Future outlook and valuation
Banco Santander Brasil is currently trading with a trailing twelve month price-to-earnings (P/E) ratio of 9, which would indicate that at its current price, it is marginally undervalued by the market. This is also in the same range of many of its Brazilian peers such as Itau Unibanco with a P/E of 10 but far lower than its stable mate Banco Santander Chile, which has a P/E of 17.
However, since listing, Banco Santander Brasil's growth record has been particularly poor as the table below shows. This poor growth can be attributed to the difficult operating environment seen over the last year and half, but it is certainly not a good indicator of the bank being able deliver future value for investors.

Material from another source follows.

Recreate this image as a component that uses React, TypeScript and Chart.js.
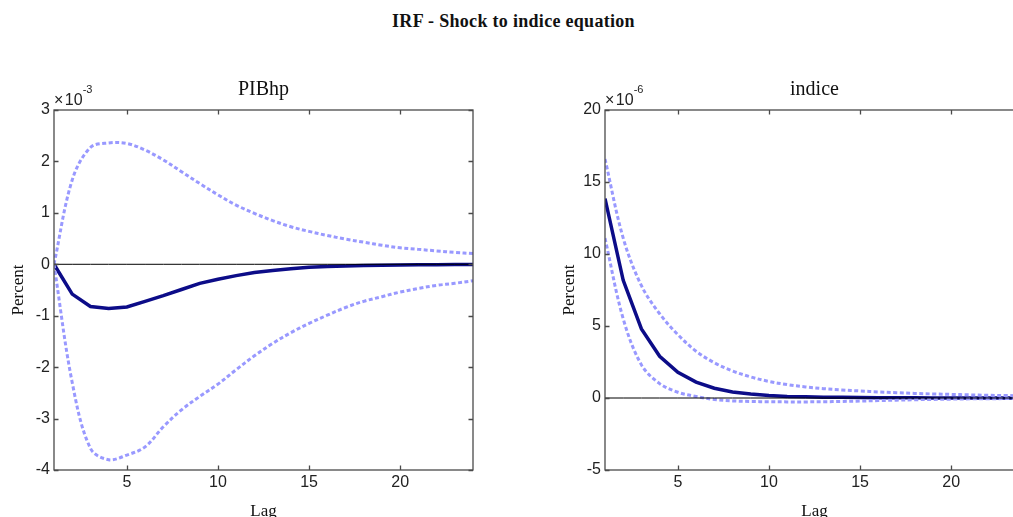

Furthermore, given the current economic headwinds and the negative economic outlook for Brazil over the short to medium-term, it is highly unlikely that these growth rates continue. This is especially the case when the deteriorating asset quality and economic cost associated with the rising loan loss provisions are factored in.
Banco Santander Brasil, despite promising growth indicators and delivering better than expected second quarter results, continues to disappoint. Not only has the bank failed to deliver for investors since its IPO in October 2009, but now declining asset quality and low levels of liquidity are becoming significant threats to its profitability. When these are considered in conjunction with Brazil's negative economic outlook and growing political risk, I do not believe it is a particularly appealing investment despite its generous dividend yield. I believe that investors would be better to consider other investment opportunities outside of Brazil until the Brazilian economy starts to improve and Banco Santander Brasil shows signs of its loan quality stabilizing, provisions decreasing and improvements in liquidity.
Disclosure: I am long SAN. I wrote this article myself, and it expresses my own opinions. I am not receiving compensation for it (other than from Seeking Alpha). I have no business relationship with any company whose stock is mentioned in this article.